I believe you have a ratio rather than a rate. A ratio has the same measurement unit in numerator and denominator, and a rate does not.
Here are some videos with more insights on this subject.
Consider the following example:

At the column D we have a ratio, similar from what you are doing:
$$\text{Sales growth on month} \hspace{1mm} j = [(\frac{Sales_j}{Sales_{January}}) -1] \times 100$$
So, sales in February increased 25% in relation to January. Sales on March decreased -3% in comparison with the sales from January, and so on.
At column E we have a rate: sales growth by month (which means we have different units on the numerator and the denominator).  
We get the values on column E according to the following equation:
$$\text{Sales}\hspace{1mm} \text{on} \hspace{1mm} \text{month} \hspace{1mm} j = \text{Sales}\hspace{1mm} \text{on} \hspace{1mm} \text{January} \times (1 + i)^t$$
where:
t = time in months.
i = sales growth by month.  
So in this second example one would have an increase on sales of 25% by month on February, a decrease of -1.3% by month on March, and so on. 
A: First of all, this is not a growth rate. The reason is that the rate is always attached to a time period, e.g. annual or monthly rate. If you fixed $i$, then you could still call your metric a rate assuming that implicitly it's for $i$ months. Since, your $i$ appears to be variable, this is not the growth rate but it's a growth.

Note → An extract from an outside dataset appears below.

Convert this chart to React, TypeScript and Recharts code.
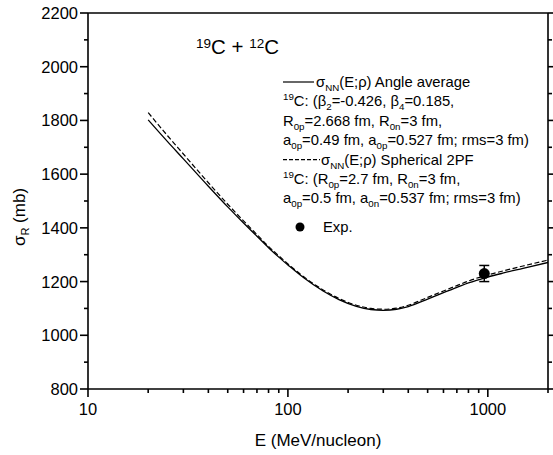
import { ComposedChart, Line, XAxis, YAxis, Scatter, ErrorBar, Customized } from "recharts"

// energies (MeV/nucleon) where the two calculated curves are sampled
const energies = [20, 25, 30, 40, 50, 60, 70, 80, 90, 100, 120, 150, 180, 220, 260, 300, 350, 400, 500, 600, 700, 800, 1000, 1200, 1500, 2000]
// sigma_R (mb), angle averaged sigma_NN (solid)
const angleAverage = [1802, 1721, 1657, 1555, 1478, 1418, 1369, 1326, 1291, 1262, 1214, 1165, 1133, 1108, 1096, 1093, 1097, 1107, 1135, 1159, 1178, 1195, 1217, 1232, 1249, 1271]
// sigma_R (mb), spherical 2PF (dashed)
const spherical2PF = [1829, 1743, 1675, 1568, 1488, 1426, 1375, 1331, 1296, 1266, 1218, 1169, 1137, 1112, 1100, 1097, 1101, 1112, 1141, 1165, 1185, 1202, 1225, 1240, 1258, 1280]

// experimental point
const expE = [960]
const expSigma = [1230]
const expErr = [30]

const xTicks = [10, 20, 30, 40, 50, 60, 70, 80, 90, 100, 200, 300, 400, 500, 600, 700, 800, 900, 1000, 2000]
const xMajor = [10, 100, 1000]
const yTicks = [800, 900, 1000, 1100, 1200, 1300, 1400, 1500, 1600, 1700, 1800, 1900, 2000, 2100, 2200]
const yMajor = [800, 1000, 1200, 1400, 1600, 1800, 2000, 2200]

const data = energies.map((E, i) => ({ E, solid: angleAverage[i], dashed: spherical2PF[i] }))
const expData = expE.map((E, i) => ({ E, sigma: expSigma[i], err: expErr[i] }))

const FONT = "'Liberation Sans', Arial, sans-serif"

type Seg = [string, "n" | "sub" | "sup"]

function Rich({ x, y, segs, size = 14.8 }: { x: number; y: number; segs: Seg[]; size?: number }) {
  let shift = 0
  return (
    <text x={x} y={y} fontSize={size} fontFamily={FONT} fill="#000" style={{ whiteSpace: "pre" }}>
      {segs.map(([t, k], i) => {
        const target = k === "sub" ? 4 : k === "sup" ? -6 : 0
        const dy = target - shift
        shift = target
        return (
          <tspan key={i} dy={dy} fontSize={k === "n" ? size : size * 0.66}>
            {t}
          </tspan>
        )
      })}
    </text>
  )
}

const legendLines: Seg[][] = [
  [["σ", "n"], ["NN", "sub"], ["(E;ρ) Angle average", "n"]],
  [["19", "sup"], ["C: (β", "n"], ["2", "sub"], ["=-0.426, β", "n"], ["4", "sub"], ["=0.185,", "n"]],
  [["R", "n"], ["0p", "sub"], ["=2.668 fm, R", "n"], ["0n", "sub"], ["=3 fm,", "n"]],
  [["a", "n"], ["0p", "sub"], ["=0.49 fm, a", "n"], ["0p", "sub"], ["=0.527 fm; rms=3 fm)", "n"]],
  [["σ", "n"], ["NN", "sub"], ["(E;ρ) Spherical 2PF", "n"]],
  [["19", "sup"], ["C: (R", "n"], ["0p", "sub"], ["=2.7 fm, R", "n"], ["0n", "sub"], ["=3 fm,", "n"]],
  [["a", "n"], ["0p", "sub"], ["=0.5 fm, a", "n"], ["0n", "sub"], ["=0.537 fm; rms=3 fm)", "n"]],
]

function Annotations() {
  const top = 82
  const step = 19.4
  const expY = 227
  const xs = [316, 283, 283, 283, 321, 283, 283]
  return (
    <g>
      <Rich x={196} y={54} size={20.5} segs={[["19", "sup"], ["C + ", "n"], ["12", "sup"], ["C", "n"]]} />
      <line x1={283} x2={314} y1={top} y2={top} stroke="#000" strokeWidth={1.2} />
      <line x1={283} x2={320} y1={top + 4 * step} y2={top + 4 * step} stroke="#000" strokeWidth={1.2} strokeDasharray="4 2" />
      {legendLines.map((segs, i) => (
        <Rich key={i} x={xs[i]} y={top + i * step + 5} segs={segs} />
      ))}
      <circle cx={300} cy={expY} r={4.5} fill="#000" />
      <text x={323} y={expY + 5} fontSize={14.8} fontFamily={FONT}>Exp.</text>
      <g transform="rotate(-90, 25, 217)">
        <text x={25} y={217} textAnchor="middle" fontSize={17} fontFamily={FONT} style={{ whiteSpace: "pre" }}>
          σ<tspan dy={4} fontSize={11}>R</tspan><tspan dy={-4}> (mb)</tspan>
        </text>
      </g>
      <text x={318} y={446} textAnchor="middle" fontSize={17} fontFamily={FONT}>E (MeV/nucleon)</text>
    </g>
  )
}

// ticks point outward; drawn here so majors and minors can differ in length
const MAJOR = 8
const MINOR = 4

function BottomTick({ x, y, payload }: any) {
  const major = xMajor.includes(payload.value)
  return (
    <g>
      <line x1={x} x2={x} y1={y} y2={y + (major ? MAJOR : MINOR)} stroke="#000" strokeWidth={1.6} />
      {major && (
        <text x={x} y={y + 26} textAnchor="middle" fontSize={16.5} fontFamily={FONT} fill="#000">
          {payload.value}
        </text>
      )}
    </g>
  )
}

function TopTick({ x, y, payload }: any) {
  const major = xMajor.includes(payload.value)
  return <line x1={x} x2={x} y1={y} y2={y - (major ? MAJOR : MINOR)} stroke="#000" strokeWidth={1.6} />
}

function LeftTick({ x, y, payload }: any) {
  const major = yMajor.includes(payload.value)
  return (
    <g>
      <line x1={x} x2={x - (major ? MAJOR : MINOR)} y1={y} y2={y} stroke="#000" strokeWidth={1.6} />
      {major && (
        <text x={x - 10} y={y + 6} textAnchor="end" fontSize={16.5} fontFamily={FONT} fill="#000">
          {payload.value}
        </text>
      )}
    </g>
  )
}

function RightTick({ x, y, payload }: any) {
  const major = yMajor.includes(payload.value)
  return <line x1={x} x2={x + (major ? MAJOR : MINOR)} y1={y} y2={y} stroke="#000" strokeWidth={1.6} />
}

const axisLine = { stroke: "#000", strokeWidth: 1.6 }

export default function App() {
  return (
    <div style={{ position: "absolute", left: 0, top: 0, width: 553, height: 455, background: "#fff" }}>
      <ComposedChart width={553} height={455} data={data} margin={{ top: 0, right: 0, bottom: 0, left: 0 }}>
        <XAxis
          dataKey="E"
          type="number"
          scale="log"
          domain={[10, 2000]}
          allowDataOverflow
          ticks={xTicks}
          interval={0}
          tickSize={0}
          tickMargin={0}
          tick={<BottomTick />}
          axisLine={axisLine}
          tickLine={false}
          height={66}
        />
        <XAxis
          xAxisId="top"
          orientation="top"
          type="number"
          scale="log"
          domain={[10, 2000]}
          allowDataOverflow
          ticks={xTicks}
          interval={0}
          tickSize={0}
          tickMargin={0}
          tick={<TopTick />}
          axisLine={axisLine}
          tickLine={false}
          height={13}
        />
        <YAxis
          type="number"
          domain={[800, 2200]}
          allowDataOverflow
          ticks={yTicks}
          interval={0}
          tickSize={0}
          tickMargin={0}
          tick={<LeftTick />}
          axisLine={axisLine}
          tickLine={false}
          width={88}
        />
        <YAxis
          yAxisId="right"
          orientation="right"
          type="number"
          domain={[800, 2200]}
          allowDataOverflow
          ticks={yTicks}
          interval={0}
          tickSize={0}
          tickMargin={0}
          tick={<RightTick />}
          axisLine={axisLine}
          tickLine={false}
          width={5}
        />
        <Line type="monotone" dataKey="solid" stroke="#000" strokeWidth={1.3} dot={false} isAnimationActive={false} />
        <Line type="monotone" dataKey="dashed" stroke="#000" strokeWidth={1.2} strokeDasharray="5 2.5" dot={false} isAnimationActive={false} />
        <Scatter
          data={expData}
          dataKey="sigma"
          isAnimationActive={false}
          shape={(p: any) => <circle cx={p.cx} cy={p.cy} r={5.5} fill="#000" />}
        >
          <ErrorBar dataKey="err" direction="y" width={5} stroke="#000" strokeWidth={1.5} isAnimationActive={false} />
        </Scatter>
        <Customized component={Annotations} />
      </ComposedChart>
    </div>
  )
}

You could call your metric percentage change as others suggested, but if you wanted to be more specific you could add a qualifier simple, as opposed to continuously compounded  which would have been $\ln(\frac{s_i}{s_J})$
UPDATE: if your $i$ is from a standard interval set such as a month, quarter, year, then you can add month-to-month or quarter-over-quarter qualifier.